_Exercise directions_: From the listing that follows, reproduce only the lines from the one holding "Give me the React, TypeScript" through the one holding "const sampleStepMs = 0.05;", both included, with no pictures.

_Input material_:

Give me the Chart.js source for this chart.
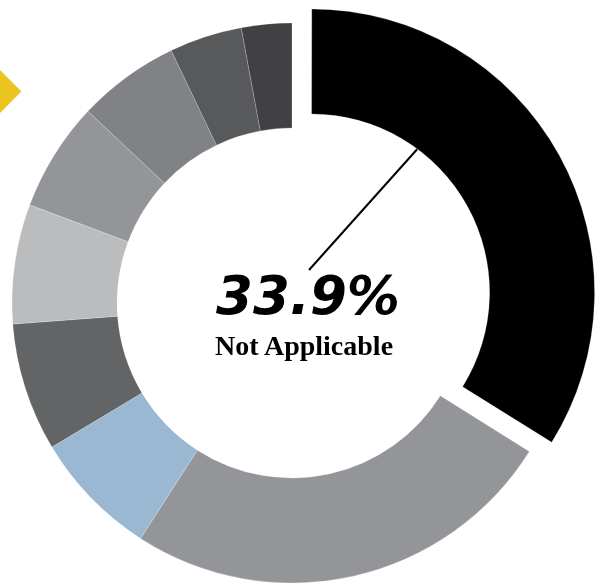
<!DOCTYPE html>
<html>
<head>
<meta charset="utf-8">
<script src="https://cdn.jsdelivr.net/npm/chart.js@4"></script>
<style>
    body { margin: 0; background: #fff; }
    #wrap { position: relative; width: 600px; height: 585px; overflow: hidden; }
    #arrow {
        position: absolute; left: -16px; top: 76px; width: 31px; height: 31px;
        background: #ebc41f; transform: rotate(45deg);
    }
    .center-text { position: absolute; transform: translateX(-50%); white-space: nowrap; color: #000; line-height: 1; }
    #pct { left: 308px; top: 265px; font: italic bold 53px "DejaVu Sans", sans-serif; }
    #lbl { left: 304px; top: 330px; font: bold 28px "Liberation Serif", serif; }
</style>
</head>
<body>
<div id="wrap">
    <canvas id="donutChart" width="600" height="585"></canvas>
    <div id="arrow"></div>
    <div class="center-text" id="pct">33.9%</div>
    <div class="center-text" id="lbl">Not Applicable</div>
</div>
<script>
// Данные (по часовой стрелке от верха)
const labels = ['Not Applicable', 'Category 2', 'Category 3', 'Category 4', 'Category 5',
                'Category 6', 'Category 7', 'Category 8', 'Category 9'];
const values = [33.9, 25.2, 7.3, 7.4, 6.9, 6.3, 5.9, 4.2, 2.9];
const colors = ['#000000', '#939598', '#9bb8d3', '#636466', '#bbbcbe',
                '#939598', '#808285', '#58595b', '#414042'];
const offsets = [88, 0, 0, 0, 0, 0, 0, 0, 0]; // только первый сегмент выдвинут

// Линия-выноска от выдвинутого сегмента к подписи
const leaderLine = {
    id: 'leaderLine',
    afterDatasetsDraw(chart) {
        const arc = chart.getDatasetMeta(0).data[0];
        const ctx = chart.ctx;
        const half = (arc.startAngle + arc.endAngle) / 2;
        const shift = offsets[0] / 4;
        const cx = arc.x + Math.cos(half) * shift;
        const cy = arc.y + Math.sin(half) * shift;
        const a = -Math.PI / 2 + 36.5 * Math.PI / 180;
        const r = arc.innerRadius + 3;
        ctx.save();
        ctx.strokeStyle = '#000';
        ctx.lineWidth = 2;
        ctx.beginPath();
        ctx.moveTo(cx + Math.cos(a) * r, cy + Math.sin(a) * r);
        ctx.lineTo(arc.x + 17, arc.y - 33);
        ctx.stroke();
        ctx.restore();
    }
};

const ctx = document.getElementById('donutChart').getContext('2d');
new Chart(ctx, {
    type: 'doughnut',
    data: {
        labels: labels,
        datasets: [{
            data: values,
            backgroundColor: colors,
            borderColor: 'rgba(255,255,255,0.35)',
            borderWidth: 0.6,
            offset: offsets,
            hoverOffset: 0,
            clip: false
        }]
    },
    options: {
        responsive: false,
        animation: false,
        radius: 280,
        cutout: '62.5%',
        layout: { padding: { left: 0, right: 16, top: 21, bottom: 0 } },
        plugins: {
            legend: { display: false },
            tooltip: { enabled: false }
        },
        events: []
    },
    plugins: [leaderLine]
});
</script>
</body>
</html>
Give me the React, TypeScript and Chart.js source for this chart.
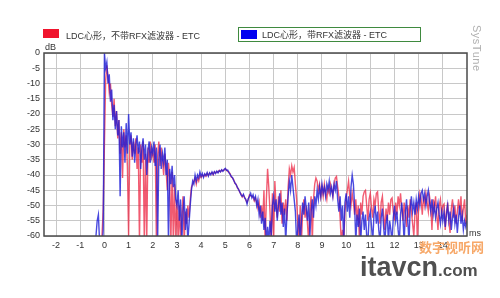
import React, { useEffect, useRef } from "react";
import { Chart, registerables } from "chart.js";

Chart.register(...registerables);

// Time grid of the ETC samples (ms)
const timeStartMs = -1;
const sampleStepMs = 0.05;

// X tick labels (ms) and Y tick range (dB)
const xTickValues = [-2, -1, 0, 1, 2, 3, 4, 5, 6, 7, 8, 9, 10, 11, 12, 13, 14];
const xMin = -2.5;
const xMax = 15;
const yMin = -60;
const yMax = 0;
const yStep = 5;

const seriesRedLabel = "LDC心形，不带RFX滤波器 - ETC";
const seriesBlueLabel = "LDC心形，带RFX滤波器 - ETC";

// Red series: without RFX filter (dB), one row per ms from -1 ms
const redDb = [
  -70, -70, -70, -70, -70, -70, -70, -70, -70, -70, -70, -70, -70, -70, -70, -70, -70, -68, -60, -51,
  -30, -9, -4, -8, -13, -10, -17, -21, -15, -24, -19, -28, -22, -33, -26, -41, -25, -31, -27, -37,
  -60, -30, -27, -35, -29, -33, -28, -38, -31, -62, -30, -36, -29, -62, -33, -62, -31, -36, -29, -34,
  -32, -36, -30, -62, -34, -29, -37, -31, -35, -40, -33, -38, -45, -36, -41, -62, -39, -62, -43, -62,
  -48, -62, -50, -62, -53, -47, -62, -52, -56, -50, -54, -48, -44, -43, -42, -41, -43, -41, -42, -40,
  -40.8, -40.0, -40.5, -39.8, -40.4, -39.5, -40.1, -39.4, -39.6, -39.2, -39.9, -39.0, -39.3, -38.9, -39.1, -38.5, -38.9, -38.4, -38.6, -38.4,
  -38.0, -38.3, -38.8, -39.0, -39.6, -40.7, -41.0, -41.6, -42.8, -43.0, -44.2, -44.6, -45.7, -46.2, -47.2, -46.6, -47.3, -48.3, -49.0, -48.0,
  -46.5, -46.8, -47, -47.2, -48.5, -47.5, -49, -51, -49, -54, -50, -55, -45, -62, -48, -38, -44, -52, -62, -46,
  -62, -42, -50, -54, -47, -52, -45, -56, -49, -53, -48, -55, -44, -38, -40, -37, -39, -37.5, -43, -48,
  -56, -62, -50, -62, -52, -48, -54, -50, -56, -62, -52, -47, -62, -48, -43, -41, -42, -45, -43, -47,
  -44, -47, -43, -46, -48, -44, -46, -43, -45, -47, -43, -41, -40.5, -44, -47, -54, -62, -58, -62, -52,
  -48, -45, -42, -47, -50, -46, -49, -53, -48, -55, -50, -62, -49, -53, -47, -45.5, -45, -50, -55, -48,
  -46, -51, -54, -48, -50, -46, -45.5, -52, -56, -49, -47, -53, -58, -51, -55, -49, -53, -48, -47.5, -52,
  -55, -49, -53, -47, -50, -46, -51, -55, -49, -53, -57, -50, -54, -48, -52, -56, -60, -52, -49, -62,
  -50, -46, -48, -53, -47, -50, -46, -49, -52, -47, -50, -58, -48, -51, -47, -53, -58, -50, -48, -53,
  -50, -49.5, -58, -52, -49, -55, -59, -51, -48, -54, -50, -56, -52, -48, -53, -47, -55, -51, -48, -56,
  -53,
];

// Blue series: with RFX filter (dB), one row per ms from -1 ms
const blueDb = [
  -70, -70, -70, -70, -70, -70, -70, -70, -70, -70, -70, -70, -66, -60, -55, -53, -62, -68, -66, -58,
  0, -5, -3, -10, -7, -16, -12, -22, -17, -25, -19, -27, -22, -47, -24, -31, -26, -36, -23, -33,
  -20, -30, -26, -34, -28, -36, -30, -27, -33, -29, -38, -31, -28, -35, -30, -40, -32, -29, -36, -31,
  -33, -29, -37, -31, -62, -35, -30, -38, -33, -36, -31, -40, -35, -62, -38, -43, -37, -44, -40, -48,
  -50, -45, -55, -48, -62, -52, -47, -58, -51, -62, -56, -50, -45, -42, -43, -40, -42, -40, -41, -39,
  -40.5, -39.5, -40.8, -39.6, -40.2, -39.2, -40.4, -39.3, -39.9, -39.0, -39.8, -38.9, -39.5, -38.7, -39.3, -38.6, -39.0, -38.3, -38.8, -38.2,
  -37.8, -38.5, -38.4, -39.2, -39.8, -40.5, -40.9, -41.8, -42.6, -43.2, -44.0, -44.8, -45.5, -46.5, -47.0, -46.3, -47.5, -48.0, -49.5, -47.8,
  -47, -46, -47.5, -46.5, -48, -47, -50, -48, -53, -50, -56, -52, -58, -54, -62, -57, -62, -55, -60, -50,
  -47, -52, -48, -55, -50, -46, -53, -49, -57, -51, -62, -53, -47, -42, -45, -40, -44, -48, -52, -62,
  -58, -53, -62, -55, -49, -53, -47, -51, -55, -49, -60, -52, -48, -54, -47, -50, -45, -48, -44, -47,
  -43, -46, -44, -47, -43, -45, -42, -46, -44, -47, -43, -45, -42, -48, -52, -47, -55, -50, -62, -49,
  -46, -52, -47, -54, -44, -40, -43, -50, -62, -53, -57, -51, -62, -55, -52, -58, -53, -60, -62, -54,
  -52, -57, -62, -53, -50, -56, -52, -58, -62, -54, -51, -57, -62, -56, -53, -62, -55, -58, -62, -54,
  -50, -55, -52, -58, -62, -53, -49, -54, -62, -52, -48, -55, -62, -51, -47, -52, -49, -53, -48, -51,
  -47, -50, -46, -45, -48, -46, -50, -47, -45, -49, -52, -48, -53, -50, -54, -51, -49, -53, -56, -52,
  -55, -52, -57, -53, -50, -55, -52, -58, -54, -51, -56, -53, -59, -54, -50, -56, -53, -58, -55, -57,
  -55,
];

const redColor = "rgba(236, 28, 58, 0.72)";
const blueColor = "rgba(28, 28, 215, 0.8)";

const toPoints = (values: number[]) =>
  values.map((y, i) => ({ x: timeStartMs + i * sampleStepMs, y }));

const frameBorder = {
  id: "frameBorder",
  afterDatasetsDraw(chart: any) {
    const { ctx, chartArea } = chart;
    ctx.save();
    ctx.strokeStyle = "#4a4a4a";
    ctx.lineWidth = 1.5;
    ctx.strokeRect(chartArea.left, chartArea.top, chartArea.right - chartArea.left, chartArea.bottom - chartArea.top);
    ctx.restore();
  },
};

const font = '"Liberation Sans", "Noto Sans CJK SC", sans-serif';

export default function App() {
  const canvasRef = useRef<HTMLCanvasElement | null>(null);

  useEffect(() => {
    if (!canvasRef.current) return;
    const chart = new Chart(canvasRef.current, {
      type: "line",
      data: {
        datasets: [
          {
            label: seriesBlueLabel,
            data: toPoints(blueDb),
            borderColor: blueColor,
            borderWidth: 1.4,
            pointRadius: 0,
            tension: 0,
            clip: 0,
          },
          {
            label: seriesRedLabel,
            data: toPoints(redDb),
            borderColor: redColor,
            borderWidth: 1.4,
            pointRadius: 0,
            tension: 0,
            clip: 0,
          },
        ],
      },
      options: {
        animation: false,
        responsive: false,
        events: [],
        layout: { padding: { top: 53, right: 33, left: 0, bottom: 0 } },
        plugins: { legend: { display: false }, tooltip: { enabled: false } },
        scales: {
          x: {
            type: "linear",
            min: xMin,
            max: xMax,
            afterBuildTicks: (scale: any) => {
              scale.ticks = xTickValues.map((v) => ({ value: v }));
            },
            afterFit: (scale: any) => {
              scale.height = 62;
            },
            grid: { color: "#c8c8c8", lineWidth: 1, drawTicks: false },
            border: { display: false },
            ticks: {
              padding: 4,
              color: "#333",
              font: { family: font, size: 9 },
              maxRotation: 0,
              autoSkip: false,
            },
          },
          y: {
            type: "linear",
            min: yMin,
            max: yMax,
            afterFit: (scale: any) => {
              scale.width = 44;
            },
            grid: { color: "#c8c8c8", lineWidth: 1, drawTicks: false },
            border: { display: false },
            ticks: {
              stepSize: yStep,
              padding: 4,
              color: "#333",
              font: { family: font, size: 9 },
            },
          },
        },
      },
      plugins: [frameBorder],
    });
    return () => chart.destroy();
  }, []);

  const textStyle: React.CSSProperties = {
    position: "absolute",
    fontFamily: font,
    fontSize: 9,
    color: "#333",
    whiteSpace: "nowrap",
    lineHeight: "10px",
  };

  return (
    <div style={{ position: "fixed", left: 0, top: 0, width: 500, height: 298, background: "#fff", overflow: "hidden" }}>
      <canvas ref={canvasRef} width={500} height={298} style={{ position: "absolute", left: 0, top: 0 }} />
      {/* legend 1 */}
      <div style={{ position: "absolute", left: 43, top: 29, width: 16, height: 9, background: "#f0142d" }} />
      <div style={{ ...textStyle, left: 66, top: 31 }}>{seriesRedLabel}</div>
      {/* legend 2 */}
      <div style={{ position: "absolute", left: 238, top: 27, width: 181, height: 13, border: "1.5px solid #3f8a3f" }} />
      <div style={{ position: "absolute", left: 241, top: 30, width: 16, height: 9, background: "#0000f0" }} />
      <div style={{ ...textStyle, left: 262, top: 30 }}>{seriesBlueLabel}</div>
      {/* axis units */}
      <div style={{ ...textStyle, left: 45, top: 42 }}>dB</div>
      <div style={{ ...textStyle, left: 469, top: 228 }}>ms</div>
      {/* brand */}
      <div
        style={{
          position: "absolute",
          left: 482,
          top: 25,
          transformOrigin: "0 0",
          transform: "rotate(90deg)",
          fontFamily: font,
          fontSize: 11,
          color: "#b0b0b0",
          whiteSpace: "nowrap",
          lineHeight: "11px",
          letterSpacing: 0.5,
        }}
      >
        SysTune
      </div>
      {/* watermark */}
      <div
        style={{
          position: "absolute",
          left: 419,
          top: 239,
          fontFamily: '"Noto Sans CJK SC", sans-serif',
          fontSize: 13,
          fontWeight: 700,
          color: "#f7a868",
          whiteSpace: "nowrap",
          lineHeight: "16px",
        }}
      >
        数字视听网
      </div>
      <div
        style={{
          position: "absolute",
          left: 360,
          top: 252,
          fontFamily: '"Liberation Sans", sans-serif',
          fontWeight: 700,
          color: "#505050",
          whiteSpace: "nowrap",
          lineHeight: "30px",
        }}
      >
        <span style={{ fontSize: 27 }}>itavcn</span>
        <span style={{ fontSize: 17 }}>.com</span>
      </div>
    </div>
  );
}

_Answer_:
Give me the React, TypeScript and Chart.js source for this chart.
import React, { useEffect, useRef } from "react";
import { Chart, registerables } from "chart.js";

Chart.register(...registerables);

// Time grid of the ETC samples (ms)
const timeStartMs = -1;
const sampleStepMs = 0.05;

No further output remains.